WHAT IS NEEDED:
The data below should be restated word for word, with every picture omitted.

DATASET EXCERPT:

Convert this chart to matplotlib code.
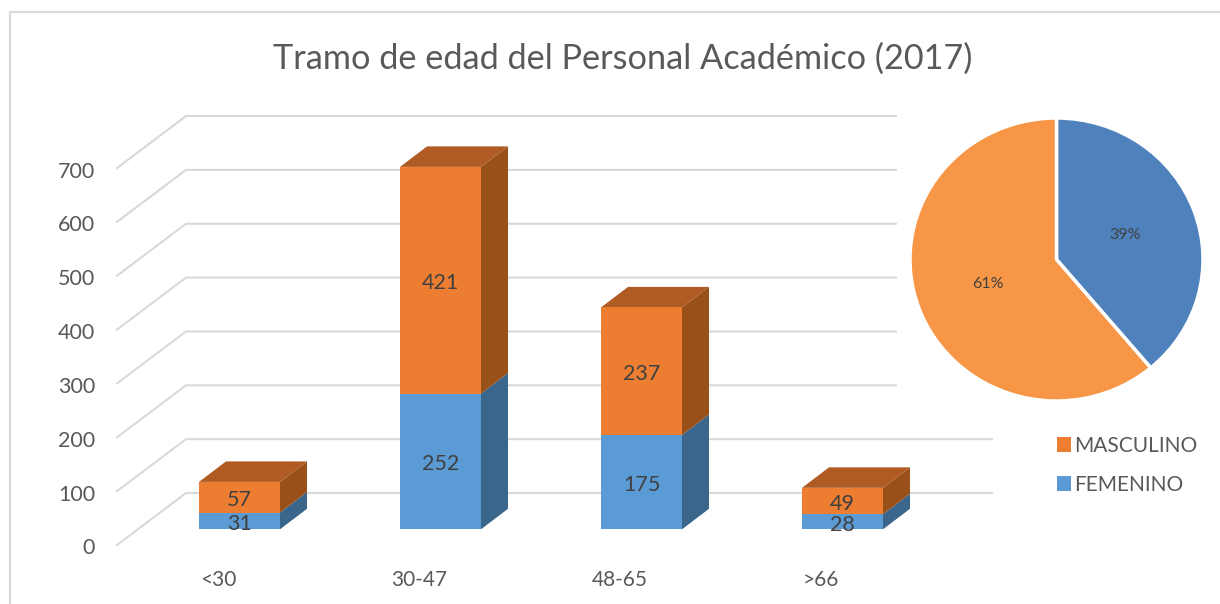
import matplotlib
matplotlib.use("Agg")
import matplotlib.pyplot as plt
from matplotlib.patches import Polygon, Rectangle

plt.rcParams['font.family'] = ['Lato', 'DejaVu Sans']

title = "Tramo de edad del Personal Académico (2017)"
categories = ["<30", "30-47", "48-65", ">66"]
femenino = [31, 252, 175, 28]
masculino = [57, 421, 237, 49]
y_ticks = [0, 100, 200, 300, 400, 500, 600, 700]

W, H = 1220, 604
TEXT = "#595959"
LABEL = "#404040"
GRID = "#D9D9D9"

# colours: front, top, side
BLUE = ("#5B9BD5", "#3A668C")
ORANGE = ("#ED7D31", "#B05B23", "#9A5119")

# pixel layout of the main axes (whole figure)
X0, PX_CAT = 239.5, 201.0
Y0, PX_VAL = 529.3, 0.5385
DEPTH_X = 27 / PX_CAT
DEPTH_Y = 20.5 / PX_VAL
BAR_W = 81 / PX_CAT
TEXT_DROP = 3.5 / PX_VAL  # Lato sits a bit high when centred


def cat_x(px):
    return (px - X0) / PX_CAT


def val_y(px):
    return (Y0 - px) / PX_VAL


fig = plt.figure(figsize=(W / 100, H / 100), dpi=100, facecolor="white")
ax = fig.add_axes([0, 0, 1, 1])
ax.set_xlim(cat_x(0), cat_x(W))
ax.set_ylim(val_y(H), val_y(0))
ax.axis("off")

# chart frame, runs off the picture at right and bottom
ax.plot([cat_x(10), cat_x(10), cat_x(W + 5)], [val_y(H + 5), val_y(12), val_y(12)],
        color=GRID, lw=1.6, zorder=1)

# floor and back wall lines
front_off = val_y(545)
back_off = val_y(493)
for v in y_ticks:
    ax.plot([cat_x(117), cat_x(186), cat_x(992)],
            [v + front_off, v + back_off, v + back_off],
            color=GRID, lw=1.5, zorder=1, solid_joinstyle="miter")
    ax.text(cat_x(95), v + front_off - TEXT_DROP, str(v), ha="right", va="center",
            fontsize=15.5, color=TEXT)

x_pos = list(range(len(categories)))
b1 = ax.bar(x_pos, femenino, BAR_W, color=BLUE[0], zorder=3, label="FEMENINO")
b2 = ax.bar(x_pos, masculino, BAR_W, bottom=femenino, color=ORANGE[0], zorder=3, label="MASCULINO")

for i, (f, m) in enumerate(zip(femenino, masculino)):
    r = i + BAR_W / 2
    t = f + m
    ax.add_patch(Polygon([(r, 0), (r + DEPTH_X, DEPTH_Y), (r + DEPTH_X, f + DEPTH_Y), (r, f)],
                         facecolor=BLUE[1], edgecolor="none", zorder=2))
    ax.add_patch(Polygon([(r, f), (r + DEPTH_X, f + DEPTH_Y), (r + DEPTH_X, t + DEPTH_Y), (r, t)],
                         facecolor=ORANGE[2], edgecolor="none", zorder=2))
    ax.add_patch(Polygon([(r - BAR_W, t), (r, t), (r + DEPTH_X, t + DEPTH_Y), (r - BAR_W + DEPTH_X, t + DEPTH_Y)],
                         facecolor=ORANGE[1], edgecolor="none", zorder=2))
    ax.text(i, f / 2 - TEXT_DROP * 0.8, str(f), ha="center", va="center", fontsize=15.5, color=LABEL, zorder=5)
    ax.text(i, f + m / 2 - TEXT_DROP * 0.8, str(m), ha="center", va="center", fontsize=15.5, color=LABEL, zorder=5)
    ax.text(i + cat_x(218), val_y(577) - TEXT_DROP, categories[i], ha="center", va="center",
            fontsize=15, color=TEXT)

ax.text(cat_x(623), val_y(59), title, ha="center", va="center", fontsize=24.7, color=TEXT)

# inset pie sits on a white box that hides the grid lines
ax.add_patch(Rectangle((cat_x(897), val_y(405)), cat_x(W) - cat_x(897), val_y(114) - val_y(405),
                       facecolor="white", edgecolor="none", zorder=4))

leg = ax.legend(handles=[b2, b1], loc="upper left", bbox_to_anchor=(1051 / W, 1 - 429.5 / H),
                frameon=False, fontsize=15, labelcolor=TEXT, handlelength=0.68, handleheight=0.68,
                handletextpad=0.15, labelspacing=0.92, borderpad=0.3, borderaxespad=0)
leg.set_zorder(6)

pie_ax = fig.add_axes([910 / W, 1 - 401 / H, 293 / W, 283 / H])
pie_ax.pie([sum(femenino), sum(masculino)], colors=["#4F81BD", "#F79646"], startangle=90,
           counterclock=False, autopct="%.0f%%", pctdistance=0.5,
           wedgeprops={"edgecolor": "white", "linewidth": 2.5},
           textprops={"fontsize": 11.5, "color": LABEL})
pie_ax.set_aspect("auto")
pie_ax.set_xlim(-1, 1)
pie_ax.set_ylim(-1, 1)

fig.savefig("out.png", dpi=100)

CORRECT OUTPUT:
Convert this chart to matplotlib code.
import matplotlib
matplotlib.use("Agg")
import matplotlib.pyplot as plt
from matplotlib.patches import Polygon, Rectangle

plt.rcParams['font.family'] = ['Lato', 'DejaVu Sans']

title = "Tramo de edad del Personal Académico (2017)"
categories = ["<30", "30-47", "48-65", ">66"]
femenino = [31, 252, 175, 28]
masculino = [57, 421, 237, 49]
y_ticks = [0, 100, 200, 300, 400, 500, 600, 700]

W, H = 1220, 604
TEXT = "#595959"
LABEL = "#404040"
GRID = "#D9D9D9"

# colours: front, top, side
BLUE = ("#5B9BD5", "#3A668C")
ORANGE = ("#ED7D31", "#B05B23", "#9A5119")

# pixel layout of the main axes (whole figure)
X0, PX_CAT = 239.5, 201.0
Y0, PX_VAL = 529.3, 0.5385
DEPTH_X = 27 / PX_CAT
DEPTH_Y = 20.5 / PX_VAL
BAR_W = 81 / PX_CAT
TEXT_DROP = 3.5 / PX_VAL  # Lato sits a bit high when centred


def cat_x(px):
    return (px - X0) / PX_CAT


def val_y(px):
    return (Y0 - px) / PX_VAL


fig = plt.figure(figsize=(W / 100, H / 100), dpi=100, facecolor="white")
ax = fig.add_axes([0, 0, 1, 1])
ax.set_xlim(cat_x(0), cat_x(W))
ax.set_ylim(val_y(H), val_y(0))
ax.axis("off")

# chart frame, runs off the picture at right and bottom
ax.plot([cat_x(10), cat_x(10), cat_x(W + 5)], [val_y(H + 5), val_y(12), val_y(12)],
        color=GRID, lw=1.6, zorder=1)

# floor and back wall lines
front_off = val_y(545)
back_off = val_y(493)
for v in y_ticks:
    ax.plot([cat_x(117), cat_x(186), cat_x(992)],
            [v + front_off, v + back_off, v + back_off],
            color=GRID, lw=1.5, zorder=1, solid_joinstyle="miter")
    ax.text(cat_x(95), v + front_off - TEXT_DROP, str(v), ha="right", va="center",
            fontsize=15.5, color=TEXT)

x_pos = list(range(len(categories)))
b1 = ax.bar(x_pos, femenino, BAR_W, color=BLUE[0], zorder=3, label="FEMENINO")
b2 = ax.bar(x_pos, masculino, BAR_W, bottom=femenino, color=ORANGE[0], zorder=3, label="MASCULINO")

for i, (f, m) in enumerate(zip(femenino, masculino)):
    r = i + BAR_W / 2
    t = f + m
    ax.add_patch(Polygon([(r, 0), (r + DEPTH_X, DEPTH_Y), (r + DEPTH_X, f + DEPTH_Y), (r, f)],
                         facecolor=BLUE[1], edgecolor="none", zorder=2))
    ax.add_patch(Polygon([(r, f), (r + DEPTH_X, f + DEPTH_Y), (r + DEPTH_X, t + DEPTH_Y), (r, t)],
                         facecolor=ORANGE[2], edgecolor="none", zorder=2))
    ax.add_patch(Polygon([(r - BAR_W, t), (r, t), (r + DEPTH_X, t + DEPTH_Y), (r - BAR_W + DEPTH_X, t + DEPTH_Y)],
                         facecolor=ORANGE[1], edgecolor="none", zorder=2))
    ax.text(i, f / 2 - TEXT_DROP * 0.8, str(f), ha="center", va="center", fontsize=15.5, color=LABEL, zorder=5)
    ax.text(i, f + m / 2 - TEXT_DROP * 0.8, str(m), ha="center", va="center", fontsize=15.5, color=LABEL, zorder=5)
    ax.text(i + cat_x(218), val_y(577) - TEXT_DROP, categories[i], ha="center", va="center",
            fontsize=15, color=TEXT)

ax.text(cat_x(623), val_y(59), title, ha="center", va="center", fontsize=24.7, color=TEXT)

# inset pie sits on a white box that hides the grid lines
ax.add_patch(Rectangle((cat_x(897), val_y(405)), cat_x(W) - cat_x(897), val_y(114) - val_y(405),
                       facecolor="white", edgecolor="none", zorder=4))

leg = ax.legend(handles=[b2, b1], loc="upper left", bbox_to_anchor=(1051 / W, 1 - 429.5 / H),
                frameon=False, fontsize=15, labelcolor=TEXT, handlelength=0.68, handleheight=0.68,
                handletextpad=0.15, labelspacing=0.92, borderpad=0.3, borderaxespad=0)
leg.set_zorder(6)

pie_ax = fig.add_axes([910 / W, 1 - 401 / H, 293 / W, 283 / H])
pie_ax.pie([sum(femenino), sum(masculino)], colors=["#4F81BD", "#F79646"], startangle=90,
           counterclock=False, autopct="%.0f%%", pctdistance=0.5,
           wedgeprops={"edgecolor": "white", "linewidth": 2.5},
           textprops={"fontsize": 11.5, "color": LABEL})
pie_ax.set_aspect("auto")
pie_ax.set_xlim(-1, 1)
pie_ax.set_ylim(-1, 1)

fig.savefig("out.png", dpi=100)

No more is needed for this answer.